Some other easy tips:
- choose organic, grass-fed and pastured as much as possible
- use real butter
- use full-fat cream and milk
- make from scratch as much as possible
- use real fruits and veggies instead of canned
- swap sugar with raw honey and maple syrup
Tip #4: Chill out, slow down, enjoy.
My husband gets so excited at Thanksgiving dinner, that one year he ate so quickly that he got a stomach ache, had to lie down and couldn’t even enjoy dessert (until like two hours later when he finally could get off the couch). This is a time to be with friends and family, talk, laugh and savor your meal. Just as this is not a time to stress about your food, it’s also not a time to inhale your food.
Eat slowly. Savor. Chew! People really underestimate chewing. It’s where digestion begins; your saliva starts to break down the food. Don’t rush through dinner and immediately go for seconds. Put your fork down between bites if you have to. Just pay attention to how and what your’e eating. Don’t mindlessly shovel it in.
If you want seconds, go for seconds. I definitely do. But I wait a bit before diving back in. Sometimes it takes a little while to register how full we are. If you immediately load up your plate, you might end up feeling so uncomfortably stuffed that you just went from having to undo the fly on your pants to having to remove your pants altogether. And that’s weird.

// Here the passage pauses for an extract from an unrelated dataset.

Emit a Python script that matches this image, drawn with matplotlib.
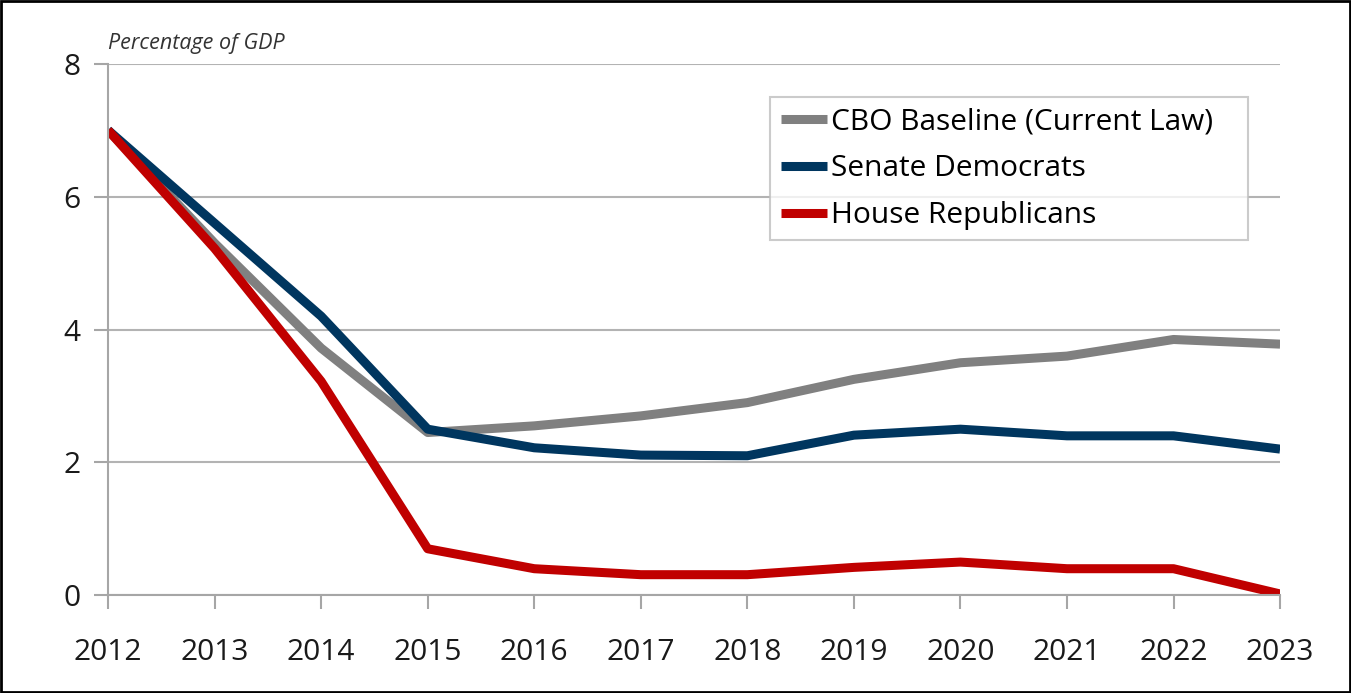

Tip #5: Eat what you want. You’re a grown a$$ adult!
The “advice” that really bothers me around the holidays is that people should just deprive themselves.
Skip dessert. Bring a big salad to Thanksgiving dinner, then just load your plate up with that and a little bit of turkey. Only eat turkey at dinner with veggie based sides. Run in place while you eat your meal.
You’re capable of making healthy decisions for yourself. This doesn’t mean you need to deprive yourself. This doesn’t mean you need to follow the bad advice out there. Use your own judgment, no one knows your body better than you. If you want those mashed potaters, eat ’em! If you know the stuffing grandma made is going to upset your stomach, maybe skip it. Do what’s right for you.
This isn’t a ticket to stuff yourself so full that you feel sick. This is a time to enjoy a great meal with family and friends. There’s no need to focus on how many calories are in the pie or how many carbs are in the stuffing. Just make healthy choices that work for you and don’t stress out over what you eat.